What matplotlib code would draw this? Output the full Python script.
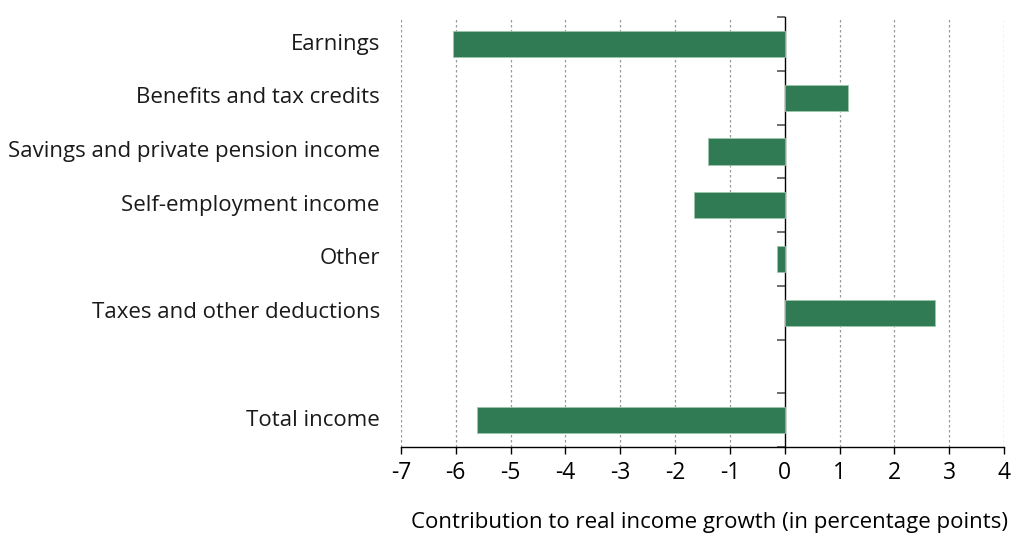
import matplotlib.pyplot as plt
import matplotlib.transforms as mtransforms

plt.rcParams['font.family'] = ['Open Sans', 'DejaVu Sans']

# Data
categories = ["Earnings", "Benefits and tax credits", "Savings and private pension income",
              "Self-employment income", "Other", "Taxes and other deductions", "Total income"]
values = [-6.05, 1.16, -1.40, -1.65, -0.14, 2.74, -5.61]
positions = [0, 1, 2, 3, 4, 5, 7]   # gap before the total
xticks = [-7, -6, -5, -4, -3, -2, -1, 0, 1, 2, 3, 4]

bar_color = "#307b53"

fig = plt.figure(figsize=(10.11, 5.36), dpi=100)
ax = fig.add_axes([0.3966, 0.166, 0.5965, 0.802])

ax.barh(positions, values, height=0.49, color=bar_color, edgecolor="#9cc7aa",
        linewidth=0.6, zorder=3)

ax.set_xlim(-7, 4)
ax.set_ylim(7.5, -0.5)

# spines
for s in ["top", "right"]:
    ax.spines[s].set_visible(False)
ax.spines["left"].set_position(("data", 0))
ax.spines["left"].set_color("black")
ax.spines["left"].set_linewidth(1.0)
ax.spines["bottom"].set_linewidth(1.0)

# y ticks at slot boundaries, labels placed by hand left of the axes
ax.set_yticks([p - 0.5 for p in range(9)])
ax.set_yticklabels([])
ax.tick_params(axis="y", direction="out", length=6, width=1.2, color="#555555")

trans = mtransforms.blended_transform_factory(ax.transAxes, ax.transData)
for cat, pos in zip(categories, positions):
    ax.text(-0.035, pos, cat, transform=trans, ha="right", va="center",
            fontsize=16, color="#1a1a1a")

# x axis
ax.set_xticks(xticks)
ax.set_xticklabels([str(t) for t in xticks], fontsize=16.5)
ax.tick_params(axis="x", direction="out", length=5, width=1, color="black", pad=5)
ax.set_xlabel("Contribution to real income growth (in percentage points)",
              fontsize=16, loc="right")
ax.xaxis.set_label_coords(1.007, -0.15)

# dotted vertical grid
for t in xticks:
    if t != 0:
        ax.axvline(t, color="#999999", linestyle=(0, (2, 2)), linewidth=0.9, zorder=1)

fig.savefig("out.png", dpi=100)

################

# INSTRUCTION
Leave out all pictures, then copy the remaining material exactly.

# TASK RESULT
What matplotlib code would draw this? Output the full Python script.
import matplotlib.pyplot as plt
import matplotlib.transforms as mtransforms

plt.rcParams['font.family'] = ['Open Sans', 'DejaVu Sans']

# Data
categories = ["Earnings", "Benefits and tax credits", "Savings and private pension income",
              "Self-employment income", "Other", "Taxes and other deductions", "Total income"]
values = [-6.05, 1.16, -1.40, -1.65, -0.14, 2.74, -5.61]
positions = [0, 1, 2, 3, 4, 5, 7]   # gap before the total
xticks = [-7, -6, -5, -4, -3, -2, -1, 0, 1, 2, 3, 4]

bar_color = "#307b53"

fig = plt.figure(figsize=(10.11, 5.36), dpi=100)
ax = fig.add_axes([0.3966, 0.166, 0.5965, 0.802])

ax.barh(positions, values, height=0.49, color=bar_color, edgecolor="#9cc7aa",
        linewidth=0.6, zorder=3)

ax.set_xlim(-7, 4)
ax.set_ylim(7.5, -0.5)

# spines
for s in ["top", "right"]:
    ax.spines[s].set_visible(False)
ax.spines["left"].set_position(("data", 0))
ax.spines["left"].set_color("black")
ax.spines["left"].set_linewidth(1.0)
ax.spines["bottom"].set_linewidth(1.0)

# y ticks at slot boundaries, labels placed by hand left of the axes
ax.set_yticks([p - 0.5 for p in range(9)])
ax.set_yticklabels([])
ax.tick_params(axis="y", direction="out", length=6, width=1.2, color="#555555")

trans = mtransforms.blended_transform_factory(ax.transAxes, ax.transData)
for cat, pos in zip(categories, positions):
    ax.text(-0.035, pos, cat, transform=trans, ha="right", va="center",
            fontsize=16, color="#1a1a1a")

# x axis
ax.set_xticks(xticks)
ax.set_xticklabels([str(t) for t in xticks], fontsize=16.5)
ax.tick_params(axis="x", direction="out", length=5, width=1, color="black", pad=5)
ax.set_xlabel("Contribution to real income growth (in percentage points)",
              fontsize=16, loc="right")
ax.xaxis.set_label_coords(1.007, -0.15)

# dotted vertical grid
for t in xticks:
    if t != 0:
        ax.axvline(t, color="#999999", linestyle=(0, (2, 2)), linewidth=0.9, zorder=1)

fig.savefig("out.png", dpi=100)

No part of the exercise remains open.